さんちのオススメ産地 21 佐賀
概要
自然豊かな「栄の国」
九州の北西部に位置し、人口約83万人の佐賀県。県庁所在地の佐賀市は、「薩長土肥」の肥前鍋島藩の城下町で、名君鍋島直正を支えた賢人や、時代を築き上げた25人の偉人たちのモニュメントが街を案内してくれる。
佐賀市の特産品には、繊維の丈夫な梶(かじ)を使った名尾和紙や、主に型を用いず息の吹きかけで繊細につくりあげる肥前ビードロがある。また佐賀市の東側に隣接する神埼市でつくられる郷土玩具の尾崎人形もユーモラスな表情が愛らしい。
佐賀市で毎年11月に行われるインターナショナルバルーンフェスタは89万人を動員するアジア最大級の熱気球大会だ。100機あまりのカラフルなバルーンが空に舞う姿は、秋の風物詩である。
佐賀駅からバスで40分、神埼市と吉野ケ里町にまたがる吉野ケ里遺跡は弥生時代の遺跡としては日本最大規模を誇る。物見やぐらから迫力のある園内を一望すると、2000年に渡る日本の歴史と、邪馬台国のロマンを感じることができる。
『肥前風土記』で日本武尊(ヤマトタケルノミコト)が「栄の国」と呼ぶと決めたという、佐賀。豊かな自然や、生活に根差した工芸品で魅了する地域である。
歴史
様々な時代の「日本」が遺るまち
『肥前風土記』で、日本武尊(ヤマトタケルノミコト)が「栄の国」と名付けたといわれている佐賀。
日本最大規模の弥生時代の遺跡である吉野ケ里遺跡や、大型の前方後円墳である舩塚古墳が遺り、日本の歴史の原始の姿を伝える地である。
海外との交流の歴史も古く、福岡県との県境にある基山町には、665年に中大兄皇子と天智天皇の命令で、唐や新羅との戦いに備え建造された日本最古の山城である基肄城(きいじょう)跡が遺っている。

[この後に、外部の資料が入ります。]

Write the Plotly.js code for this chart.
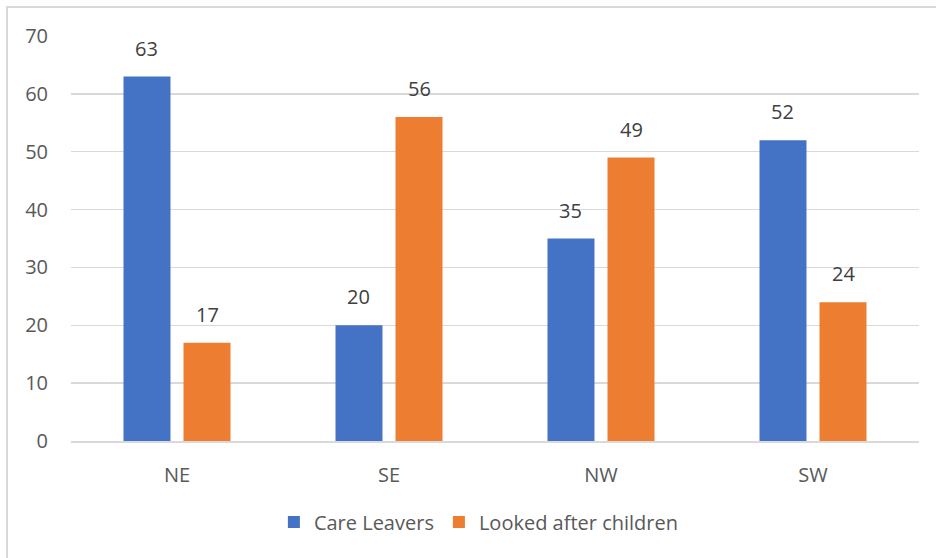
<!DOCTYPE html>
<html><head><meta charset="utf-8">
<script src="https://cdn.plot.ly/plotly-3.0.1.min.js"></script>
<style>body{margin:0;background:#fff}#c{width:936px;height:558px}</style>
</head><body><div id="c"></div>
<script>
const categories = ["NE", "SE", "NW", "SW"];
const careLeavers = [63, 20, 35, 52];
const lookedAfter = [17, 56, 49, 24];
const seriesNames = ["Care Leavers", "Looked after children"];
const yTicks = [0, 10, 20, 30, 40, 50, 60, 70];

const FONT = "Open Sans, sans-serif";
const traces = [
  {type: "bar", name: seriesNames[0], x: categories, y: careLeavers, marker: {color: "#4472C4"}, hoverinfo: "none"},
  {type: "bar", name: seriesNames[1], x: categories, y: lookedAfter, marker: {color: "#ED7D31"}, hoverinfo: "none"}
];
const annotations = [];
[careLeavers, lookedAfter].forEach((arr, si) => {
  arr.forEach((v, i) => annotations.push({
    x: categories[i], y: v, xref: "x", yref: "y", text: String(v), showarrow: false,
    xshift: si === 0 ? -30.5 : 30.5, yanchor: "bottom", yshift: 13,
    font: {family: FONT, size: 20, color: "#404040"}
  }));
});
const layout = {
  width: 936, height: 558,
  margin: {l: 71, r: 17, t: 36, b: 117},
  paper_bgcolor: "#fff", plot_bgcolor: "#fff",
  barmode: "group", bargap: 0.434, bargroupgap: 0.217,
  xaxis: {tickfont: {family: FONT, size: 20, color: "#595959"}, showline: true, linecolor: "#d9d9d9", linewidth: 1.5, ticks: "", ticklabelstandoff: 15, fixedrange: true},
  yaxis: {range: [0, 70], tickvals: yTicks, tickfont: {family: FONT, size: 20, color: "#595959"}, gridcolor: "#d9d9d9", gridwidth: 1.5, zeroline: false, showline: false, ticks: "", ticklabelstandoff: 22, fixedrange: true},
  showlegend: true,
  legend: {orientation: "h", x: 0.481, xanchor: "center", y: -0.2, yanchor: "middle", font: {family: FONT, size: 20, color: "#595959"}, itemwidth: 30, traceorder: "normal"},
  annotations: annotations,
  shapes: [{type: "rect", xref: "paper", yref: "paper", x0: -64/848, x1: 1.2, y0: -0.6, y1: 1 + 29/405, line: {color: "#d9d9d9", width: 2}, fillcolor: "rgba(0,0,0,0)", layer: "below"}]
};
Plotly.newPlot("c", traces, layout, {displayModeBar: false, staticPlot: true});
</script></body></html>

鎌倉時代の1191年には、臨済宗の開祖である栄西禅師が、中国から多くの経典とともにお茶を持ち帰り、現在の吉野ケ里町にある脊振山霊仙寺(りょうせんじ)内石上坊の庭でお茶の種を植えた。これが日本のお茶栽培のはじまりと言われている。
江戸時代の1607年には肥前佐賀を治めていた龍造寺氏の断絶により、鍋島勝茂を初代藩主に鍋島藩が成立。現在の佐賀市に本丸を置き、およそ36万石の外様大名となる。1642年からは幕府の命により、鎖国体制下で唯一西洋との窓口であった長崎港の警護をつとめた。
外国の脅威をまじかに感じていたことから藩士教育に力を注ぎ、1716年頃には藩士山本常朝による武士の指南書である『葉隠』が書かれた。1781年に8代目藩主鍋島治茂が設置した藩校・弘道館は、天下三弘道館と称され、副島種臣、大木喬任、大隈重信、江藤新平、島義勇など明治新政府で活躍をした偉人を輩出した。
また名君と名高い10代目藩主の鍋島直正は、1850年に国内初の鉄の大砲の鋳造に成功。
1852年には理化学研究所である精錬方を設け、反射炉や蒸気機関車、電信機などの研究に力を入れた。精錬方の主任を務めた佐野常民は、西南戦争の折に現在の日本赤十字社の前身となる救護団体・博愛社を設立している。
広大な自然を背景に、様々な時代の「日本」が遺る地域だ。